#### STATED TASK
Can you set down, exactly as they appear below, the lines from the opening of the material through the one bearing "import * as", minus the pictures?
INFORMATION SHOWN start
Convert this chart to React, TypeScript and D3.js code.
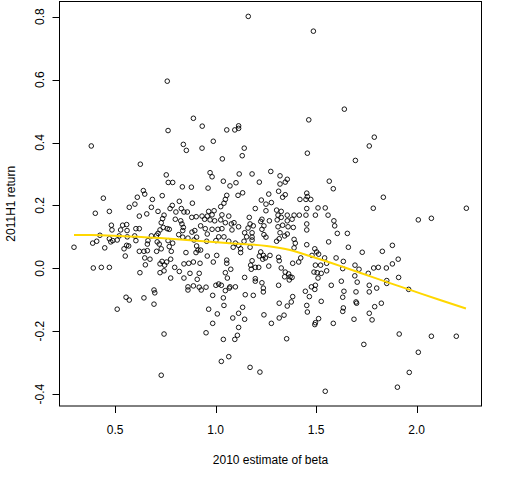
import React, { useEffect } from "react";
import * as d3 from "d3";

// [2010 beta estimate, 2011H1 return]
const stockPoints: [number, number][] = [
  [0.763,0.438],[0.381,0.389],[0.839,0.394],[0.854,0.375],[0.932,0.382],[0.625,0.331],[0.754,0.297],[0.764,0.273],[0.786,0.273],[0.834,0.259],[0.879,0.258],[0.640,0.247],[0.647,0.236],[0.441,0.223],[0.610,0.226],[0.685,0.219],[0.734,0.231],[0.598,0.204],[0.570,0.194],[0.680,0.194],[0.784,0.200],[0.819,0.213],[0.884,0.207],[0.773,0.190],[0.401,0.175],[0.471,0.181],[0.713,0.181],[0.657,0.173],[0.620,0.166],[0.743,0.169],[0.736,0.158],[0.802,0.179],[0.829,0.190],[0.842,0.179],[0.859,0.179],[0.903,0.164],[0.881,0.162],[0.932,0.166],[0.799,0.156],[0.826,0.151],[0.832,0.141],[0.729,0.145],[0.481,0.137],[0.537,0.137],[0.557,0.139],[0.527,0.122],[0.484,0.122],[0.559,0.120],[0.603,0.126],[0.620,0.126],[0.739,0.130],[0.759,0.126],[0.769,0.124],[0.839,0.130],[0.836,0.120],[0.723,0.122],[0.713,0.111],[0.925,0.135],[0.882,0.115],[0.896,0.120],[0.424,0.105],[0.520,0.103],[0.560,0.100],[0.597,0.103],[0.680,0.103],[0.706,0.105],[0.816,0.107],[0.836,0.099],[0.862,0.096],[0.905,0.099],[0.471,0.094],[0.488,0.088],[0.510,0.090],[0.478,0.084],[0.388,0.080],[0.408,0.086],[0.603,0.088],[0.663,0.088],[0.660,0.077],[0.709,0.084],[0.719,0.077],[0.763,0.088],[0.786,0.080],[0.892,0.090],[0.295,0.067],[0.448,0.065],[0.544,0.062],[0.567,0.071],[0.557,0.073],[0.620,0.054],[0.643,0.054],[0.660,0.056],[0.706,0.054],[0.729,0.062],[0.769,0.069],[0.779,0.054],[0.852,0.050],[0.905,0.071],[0.912,0.058],[0.902,0.050],[0.925,0.058],[0.550,0.039],[0.647,0.033],[0.673,0.029],[0.733,0.022],[0.756,0.020],[0.776,0.029],[0.650,0.011],[0.723,0.014],[0.746,0.010],[0.796,0.003],[0.842,0.014],[0.866,0.016],[0.889,0.020],[0.922,0.016],[0.391,0.001],[0.431,0.003],[0.471,0.003],[0.623,-0.014],[0.723,-0.014],[0.743,-0.008],[0.819,-0.010],[0.872,-0.016],[0.918,-0.016],
  [1.055,0.440],[1.095,0.440],[0.988,0.404],[1.142,0.382],[1.132,0.358],[1.033,0.348],[1.456,0.366],[0.972,0.304],[0.982,0.291],[1.117,0.300],[1.181,0.300],[1.274,0.308],[1.320,0.294],[1.356,0.283],[1.346,0.274],[1.038,0.277],[1.071,0.262],[1.101,0.272],[1.217,0.274],[1.320,0.268],[1.565,0.277],[1.585,0.253],[0.962,0.255],[1.134,0.240],[1.111,0.232],[1.055,0.232],[1.264,0.236],[1.313,0.245],[1.346,0.234],[1.333,0.226],[1.453,0.239],[1.456,0.228],[1.419,0.219],[1.449,0.219],[1.473,0.219],[1.048,0.219],[1.041,0.207],[1.227,0.217],[1.250,0.204],[1.277,0.209],[1.025,0.196],[1.197,0.190],[1.250,0.183],[1.303,0.185],[1.326,0.181],[1.453,0.190],[1.509,0.192],[1.545,0.192],[0.965,0.181],[0.992,0.183],[0.982,0.170],[0.958,0.166],[1.031,0.170],[1.065,0.166],[1.167,0.162],[1.230,0.156],[1.267,0.151],[1.310,0.169],[1.326,0.162],[1.356,0.169],[1.390,0.169],[1.416,0.169],[1.449,0.169],[1.496,0.169],[1.559,0.169],[1.306,0.154],[1.356,0.151],[1.380,0.156],[0.945,0.156],[0.972,0.154],[0.995,0.151],[1.025,0.154],[1.048,0.145],[1.078,0.141],[1.091,0.145],[1.114,0.132],[1.171,0.141],[1.161,0.128],[1.187,0.135],[1.224,0.149],[1.240,0.135],[1.230,0.124],[1.310,0.132],[1.333,0.137],[1.360,0.132],[1.386,0.130],[1.453,0.141],[1.453,0.122],[1.588,0.151],[1.592,0.135],[0.948,0.126],[0.982,0.124],[1.011,0.124],[1.031,0.126],[1.081,0.122],[0.958,0.109],[1.015,0.100],[1.041,0.100],[1.144,0.113],[1.181,0.113],[1.154,0.100],[1.181,0.099],[1.240,0.107],[1.320,0.113],[1.343,0.103],[1.356,0.109],[1.250,0.099],[1.605,0.111],[0.955,0.086],[1.001,0.088],[1.065,0.086],[1.098,0.080],[1.114,0.073],[1.124,0.062],[1.087,0.067],[1.141,0.086],[1.181,0.090],[1.303,0.086],[1.316,0.094],[1.390,0.092],[1.396,0.080],[1.562,0.084],[1.453,0.075],[1.171,0.067],[1.390,0.065],[1.493,0.062],[1.502,0.052],[0.958,0.039],[1.005,0.041],[1.124,0.050],[1.224,0.052],[1.237,0.041],[1.217,0.039],[1.247,0.033],[1.234,0.029],[1.270,0.041],[1.313,0.035],[1.423,0.033],[1.479,0.041],[1.512,0.045],[1.542,0.033],[1.552,0.016],[1.599,0.033],[1.055,0.026],[1.055,0.016],[0.988,0.020],[1.181,0.024],[1.316,0.024],[1.383,0.016],[1.413,0.020],[1.174,0.010],[1.197,0.003],[1.214,0.003],[1.177,-0.003],[1.264,0.007],[1.326,0.001],[1.496,0.010],[1.522,0.010],[1.635,0.022],[1.632,-0.001],[1.075,-0.003],[1.048,-0.014],[1.346,-0.012],[1.489,-0.012],[1.505,-0.014],[1.552,-0.008],
  [1.789,0.417],[1.764,0.389],[1.695,0.343],[1.834,0.226],[1.784,0.191],[2.247,0.191],[2.008,0.154],[2.073,0.159],[1.655,0.111],[1.660,0.067],[1.729,0.051],[1.829,0.054],[1.879,0.073],[1.908,0.029],[1.879,0.014],[1.849,0.001],[1.809,0.003],[1.786,0.001],[1.693,0.010],[1.713,-0.003],[1.759,-0.016],
  [0.776,-0.031],[0.842,-0.031],[0.908,-0.035],[0.693,-0.069],[0.697,-0.078],[0.862,-0.059],[0.889,-0.056],[0.862,-0.069],[0.918,-0.060],[0.928,-0.069],[0.554,-0.092],[0.570,-0.101],[0.643,-0.094],[0.693,-0.114],[0.510,-0.130],[0.743,-0.209],[0.729,-0.340],
  [1.058,-0.031],[1.144,-0.029],[1.197,-0.033],[1.197,-0.041],[1.230,-0.046],[1.343,-0.027],[1.363,-0.018],[1.370,-0.027],[1.380,-0.029],[1.366,-0.037],[1.509,-0.031],[1.525,-0.016],[0.952,-0.060],[1.001,-0.054],[1.015,-0.050],[1.028,-0.054],[1.048,-0.071],[1.068,-0.063],[1.071,-0.059],[1.098,-0.059],[1.237,-0.063],[1.237,-0.075],[1.147,-0.084],[1.187,-0.086],[1.313,-0.054],[0.985,-0.086],[1.038,-0.094],[1.041,-0.118],[0.965,-0.130],[1.008,-0.145],[1.134,-0.124],[1.114,-0.143],[1.085,-0.158],[1.144,-0.162],[1.240,-0.148],[1.383,-0.090],[1.376,-0.107],[1.356,-0.120],[1.316,-0.111],[1.446,-0.073],[1.466,-0.090],[1.476,-0.059],[1.496,-0.054],[1.493,-0.067],[1.575,-0.054],[1.625,-0.041],[1.638,-0.073],[1.632,-0.092],[1.525,-0.105],[1.453,-0.118],[1.456,-0.139],[1.635,-0.126],[1.632,-0.137],[1.340,-0.149],[1.316,-0.158],[1.277,-0.175],[1.512,-0.160],[1.496,-0.173],[1.493,-0.179],[1.585,-0.175],[0.985,-0.175],[0.952,-0.205],[1.114,-0.188],[1.108,-0.213],[1.095,-0.226],[1.038,-0.226],[1.353,-0.224],[1.028,-0.296],[1.065,-0.281],[1.171,-0.315],[1.220,-0.330],[1.545,-0.391],
  [1.692,-0.024],[1.704,-0.044],[1.764,-0.054],[1.851,-0.039],[1.851,-0.048],[1.910,-0.029],[1.801,-0.063],[1.960,-0.067],[1.698,-0.075],[1.764,-0.075],[1.698,-0.107],[1.701,-0.111],[1.824,-0.111],[1.791,-0.122],[1.764,-0.143],[1.688,-0.162],[1.778,-0.164],[1.913,-0.209],[2.073,-0.216],[2.197,-0.216],[1.737,-0.242],[2.008,-0.267],[1.963,-0.331],[1.904,-0.378],
  [1.162,0.801],[0.759,0.595],[0.889,0.477],[0.933,0.452],[1.114,0.453],[1.114,0.445],[1.486,0.754],[1.640,0.506],[1.463,0.472],
];

const lowessBeta = [0.295, 0.38, 0.524, 0.723, 0.922, 1.071, 1.254, 1.37, 1.469, 1.635, 1.784, 1.96, 2.116, 2.245];
const lowessReturn = [0.106, 0.106, 0.103, 0.096, 0.087, 0.08, 0.071, 0.058, 0.039, 0.004, -0.029, -0.067, -0.101, -0.128];

const xTicks = [0.5, 1.0, 1.5, 2.0];
const yTicks = [-0.4, -0.2, 0.0, 0.2, 0.4, 0.6, 0.8];
const xTitle = "2010 estimate of beta";
const yTitle = "2011H1 return";

const W = 512, H = 480;
const L = 59.5, R = 481.5, T = 1.5, B = 406;
const FONT = "'Liberation Sans', Arial, sans-serif";

export default function App() {
  useEffect(() => {
    document.body.style.margin = "0";
  }, []);

  const x = d3.scaleLinear().domain([(L - 14.7) / 201, (R - 14.7) / 201]).range([L, R]);
  const y = d3.scaleLinear().domain([(268.3 - B) / 314.5, (268.3 - T) / 314.5]).range([B, T]);

  const lowessPts: [number, number][] = lowessBeta.map((b, i) => [b, lowessReturn[i]]);
  const line = d3
    .line<[number, number]>()
    .x((d) => x(d[0]))
    .y((d) => y(d[1]))
    .curve(d3.curveMonotoneX);

  return (
    <svg width={W} height={H} style={{ display: "block", background: "#fff" }} fontFamily={FONT}>
      <rect x={0} y={0} width={W} height={H} fill="#fff" />
      {stockPoints.map((p, i) => (
        <circle key={i} cx={x(p[0])} cy={y(p[1])} r={2.3} fill="none" stroke="#000" strokeWidth={0.9} />
      ))}
      <path d={line(lowessPts) || ""} fill="none" stroke="#FFD700" strokeWidth={2} />
      <rect x={L} y={T} width={R - L} height={B - T} fill="none" stroke="#000" strokeWidth={1} />
      {xTicks.map((t) => (
        <g key={"x" + t}>
          <line x1={Math.round(x(t)) + 0.5} x2={Math.round(x(t)) + 0.5} y1={B} y2={B + 7} stroke="#000" />
          <text x={x(t)} y={434} textAnchor="middle" fontSize={12} fill="#000">
            {t.toFixed(1)}
          </text>
        </g>
      ))}
      {yTicks.map((t) => (
        <g key={"y" + t}>
          <line x1={L - 7} x2={L} y1={Math.round(y(t)) + 0.5} y2={Math.round(y(t)) + 0.5} stroke="#000" />
          <text
            transform={`translate(43.5,${y(t)}) rotate(-90)`}
            textAnchor="middle"
            fontSize={12}
            fill="#000"
          >
            {t.toFixed(1)}
          </text>
        </g>
      ))}
      <text x={(L + R) / 2} y={463.5} textAnchor="middle" fontSize={12} fill="#000">
        {xTitle}
      </text>
      <text transform={`translate(15,${(T + B) / 2}) rotate(-90)`} textAnchor="middle" fontSize={12} fill="#000">
        {yTitle}
      </text>
    </svg>
  );
}
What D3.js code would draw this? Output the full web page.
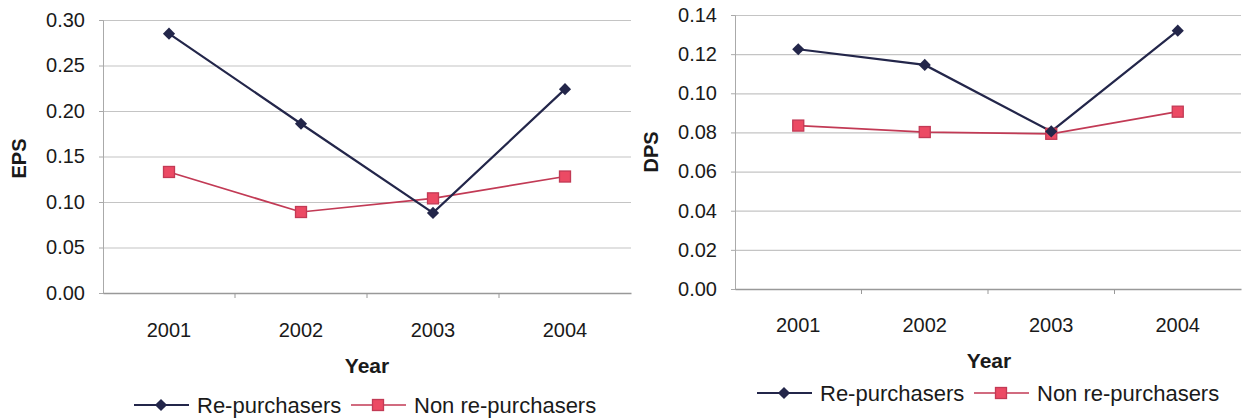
<!DOCTYPE html>
<html lang="en">
<head>
  <meta charset="UTF-8">
  <title>EPS and DPS</title>
  <script src="https://d3js.org/d3.v7.min.js"></script>
  <style>
    body { margin: 0; background: #fff; }
    svg { display: block; font-family: "Liberation Sans", Arial, sans-serif; }
    .tick text { fill: #1a1a1a; }
  </style>
</head>
<body>
  <svg id="chart" width="1243" height="419"></svg>
  <script>
    // data
    const years = ['2001', '2002', '2003', '2004']
    const epsRe = [0.285, 0.186, 0.088, 0.224]
    const epsNon = [0.133, 0.089, 0.104, 0.128]
    const dpsRe = [0.1225, 0.1145, 0.0805, 0.132]
    const dpsNon = [0.0835, 0.0802, 0.0793, 0.0906]
    const epsTicks = [0, 0.05, 0.10, 0.15, 0.20, 0.25, 0.30]
    const dpsTicks = [0, 0.02, 0.04, 0.06, 0.08, 0.10, 0.12, 0.14]
    const seriesNames = ['Re-purchasers', 'Non re-purchasers']

    const navy = '#23264a', red = '#c23a55', redFill = '#ec4a64'

    const svg = d3.select('#chart')

    //one panel
    function panel(opt) {
      const g = svg.append('g').attr('transform', `translate(${opt.left}, ${opt.top})`)
      const w = opt.w, h = opt.h

      const x = d3.scaleBand().domain(years).range([0, w])
      const y = d3.scaleLinear().domain([0, opt.max]).range([h, 0])

      // gridlines
      g.append('g')
        .call(d3.axisLeft(y).tickValues(opt.ticks).tickSize(-w).tickFormat(''))
        .call(s => s.select('.domain').remove())
        .selectAll('line').attr('stroke', '#c4c4c4').attr('stroke-width', 1.2)

      // y axis
      const ya = g.append('g')
        .call(d3.axisLeft(y).tickValues(opt.ticks).tickSize(4).tickPadding(14).tickFormat(d3.format('.2f')))
      ya.select('.domain').attr('stroke', '#aaa')
      ya.selectAll('line').attr('stroke', '#aaa')
      ya.selectAll('text').style('font-size', '20px')

      // x axis
      const xa = g.append('g')
        .attr('transform', `translate(0, ${h})`)
        .call(d3.axisBottom(x).tickSize(0).tickPadding(opt.xPad))
      xa.select('.domain').attr('stroke', '#999').attr('stroke-width', 1.3)
      xa.selectAll('text').style('font-size', '20px')

      // ticks between categories
      g.append('g').selectAll('line')
        .data(years.slice(1))
        .join('line')
        .attr('x1', d => x(d)).attr('x2', d => x(d))
        .attr('y1', h).attr('y2', h + 5)
        .attr('stroke', '#999')

      const cx = (d, i) => x(years[i]) + x.bandwidth() / 2
      const line = d3.line().x((d, i) => cx(d, i)).y(d => y(d))

      g.append('path').datum(opt.non)
        .attr('fill', 'none').attr('stroke', red).attr('stroke-width', 1.7)
        .attr('d', line)
      g.append('path').datum(opt.re)
        .attr('fill', 'none').attr('stroke', navy).attr('stroke-width', 2.2)
        .attr('d', line)

      g.selectAll('.sq').data(opt.non).join('rect')
        .attr('class', 'sq')
        .attr('x', (d, i) => cx(d, i) - 5.5).attr('y', d => y(d) - 5.5)
        .attr('width', 11).attr('height', 11)
        .attr('fill', redFill).attr('stroke', red).attr('stroke-width', 1.3)

      g.selectAll('.dm').data(opt.re).join('path')
        .attr('class', 'dm')
        .attr('transform', (d, i) => `translate(${cx(d, i)}, ${y(d)}) rotate(45)`)
        .attr('d', d3.symbol(d3.symbolSquare, 74))
        .attr('fill', navy)

      // axis titles
      g.append('text')
        .attr('transform', `translate(${opt.yTitleX}, ${h / 2 + opt.yTitleDy}) rotate(-90)`)
        .attr('text-anchor', 'middle')
        .attr('dy', '0.35em')
        .style('font-size', '20px').style('font-weight', 'bold').attr('fill', '#1a1a1a')
        .text(opt.yTitle)

      g.append('text')
        .attr('x', w / 2 + opt.xTitleDx).attr('y', opt.xTitleY)
        .attr('text-anchor', 'middle').attr('dy', '0.35em')
        .style('font-size', '21px').style('font-weight', 'bold').attr('fill', '#1a1a1a')
        .text('Year')

      // legend
      const lg = svg.append('g').attr('transform', `translate(${opt.legX}, ${opt.legY})`)
      const items = lg.selectAll('g').data(seriesNames).join('g')
        .attr('transform', (d, i) => `translate(${i * 217}, 0)`)
      items.append('line')
        .attr('x1', 0).attr('x2', 55)
        .attr('stroke', (d, i) => i ? red : navy)
        .attr('stroke-width', (d, i) => i ? 1.7 : 2.2)
      items.filter((d, i) => i === 0).append('path')
        .attr('transform', 'translate(27, 0) rotate(45)')
        .attr('d', d3.symbol(d3.symbolSquare, 74))
        .attr('fill', navy)
      items.filter((d, i) => i === 1).append('rect')
        .attr('x', 21.5).attr('y', -5.5).attr('width', 11).attr('height', 11)
        .attr('fill', redFill).attr('stroke', red).attr('stroke-width', 1.3)
      items.append('text')
        .attr('x', 63).attr('dy', '0.35em')
        .style('font-size', '22px').attr('fill', '#1a1a1a')
        .text(d => d)
    }

    panel({
      left: 103, top: 20, w: 528, h: 273, max: 0.30, ticks: epsTicks,
      re: epsRe, non: epsNon, yTitle: 'EPS', yTitleX: -84, yTitleDy: 2,
      xPad: 30, xTitleDx: 0, xTitleY: 346, legX: 134, legY: 405
    })

    panel({
      left: 735, top: 15, w: 506, h: 274, max: 0.14, ticks: dpsTicks,
      re: dpsRe, non: dpsNon, yTitle: 'DPS', yTitleX: -84, yTitleDy: 0,
      xPad: 29, xTitleDx: 1, xTitleY: 346, legX: 757, legY: 393
    })
  </script>
</body>
</html>
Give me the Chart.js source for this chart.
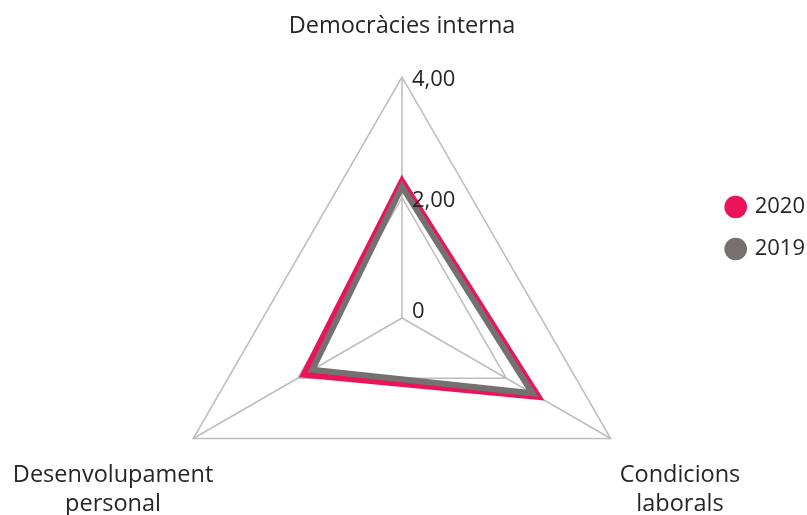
<!DOCTYPE html>
<html><head><meta charset="utf-8">
<script src="https://cdn.jsdelivr.net/npm/chart.js@4/dist/chart.umd.min.js"></script>
<style>html,body{margin:0;padding:0;background:#fff}#wrap{width:807px;height:515px}</style>
</head><body><div id="wrap"><canvas id="c" width="807" height="515"></canvas></div>
<script>
// ---- data ----
const categories = [['Democràcies interna'], ['Condicions', 'laborals'], ['Desenvolupament', 'personal']];
const seriesNames = ['2020', '2019'];
const values2020 = [2.26, 2.6, 1.87];
const values2019 = [2.18, 2.5, 1.72];
const tickValues = [0, 2, 4];
const tickLabels = ['0', '2,00', '4,00'];

// ---- style / layout ----
const RED = '#EC1459', GREY = '#767171', TEXT = '#262626', GRID = '#bdbdbd';
const FONT = "'Open Sans', 'Noto Sans', sans-serif";
const GEO = { cx: 402, cy: 318, r: 241 };

const labelPlugin = {
  id: 'radarText',
  afterDatasetsDraw(chart) {
    const s = chart.scales.r, ctx = chart.ctx;
    ctx.save();
    ctx.fillStyle = TEXT;
    // tick labels
    ctx.font = '22px ' + FONT;
    ctx.textAlign = 'left'; ctx.textBaseline = 'middle';
    tickValues.forEach((v, i) => {
      const d = s.getDistanceFromCenterForValue(v);
      const y = Math.min(s.yCenter - d + 3, s.yCenter - 6);
      ctx.fillText(tickLabels[i], s.xCenter + 10, y);
    });
    // point labels (multi-line, centred lines)
    ctx.font = '23.5px ' + FONT;
    const lh = 29;
    categories.forEach((lines, i) => {
      const p = s.getPointPosition(i, s.drawingArea);
      const w = Math.max(...lines.map(l => ctx.measureText(l).width));
      let cx, y0;
      if (Math.abs(p.x - s.xCenter) < 1) { cx = p.x; y0 = p.y - 51; }
      else if (p.x > s.xCenter) { cx = p.x + 9 + w / 2; y0 = p.y + 37; }
      else { cx = p.x + 20 - w / 2; y0 = p.y + 37; }
      ctx.textAlign = 'center';
      lines.forEach((l, k) => ctx.fillText(l, cx, y0 + k * lh));
    });
    ctx.restore();
  }
};

new Chart(document.getElementById('c'), {
  type: 'radar',
  data: {
    labels: categories.map(c => c.join(' ')),
    datasets: [
      { label: seriesNames[0], data: values2020, borderColor: RED, backgroundColor: RED, borderWidth: 7, fill: false, pointRadius: 0, order: 1 },
      { label: seriesNames[1], data: values2019, borderColor: GREY, backgroundColor: GREY, borderWidth: 6, fill: false, pointRadius: 0, order: 0 }
    ]
  },
  options: {
    responsive: false, animation: false,
    layout: { padding: { left: 0, top: 0, right: -8, bottom: 59 } },
    elements: { line: { tension: 0, borderJoinStyle: 'miter' } },
    plugins: {
      tooltip: { enabled: false },
      legend: {
        position: 'right',
        labels: {
          usePointStyle: true, pointStyle: 'circle', boxWidth: 16, boxHeight: 16, padding: 20,
          color: TEXT, font: { family: FONT, size: 22 },
          sort: (a, b) => a.datasetIndex - b.datasetIndex,
          generateLabels: (chart) => chart.data.datasets.map((d, i) => ({
            text: d.label, fillStyle: d.borderColor, strokeStyle: d.borderColor, lineWidth: 0,
            pointStyle: 'circle', datasetIndex: i, hidden: false, fontColor: TEXT
          }))
        }
      }
    },
    scales: {
      r: {
        min: 0, max: 4,
        ticks: { display: false, stepSize: 2 },
        pointLabels: { display: false },
        grid: { color: GRID, lineWidth: 1.5 },
        angleLines: { color: GRID, lineWidth: 1.5 },
        afterFit(s) { s.xCenter = GEO.cx; s.yCenter = GEO.cy; s.drawingArea = GEO.r; }
      }
    }
  },
  plugins: [labelPlugin]
});
</script></body></html>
INFORMATION SHOWN end
#### RESULT FOR THIS EXERCISE
Convert this chart to React, TypeScript and D3.js code.
import React, { useEffect } from "react";
import * as d3 from "d3";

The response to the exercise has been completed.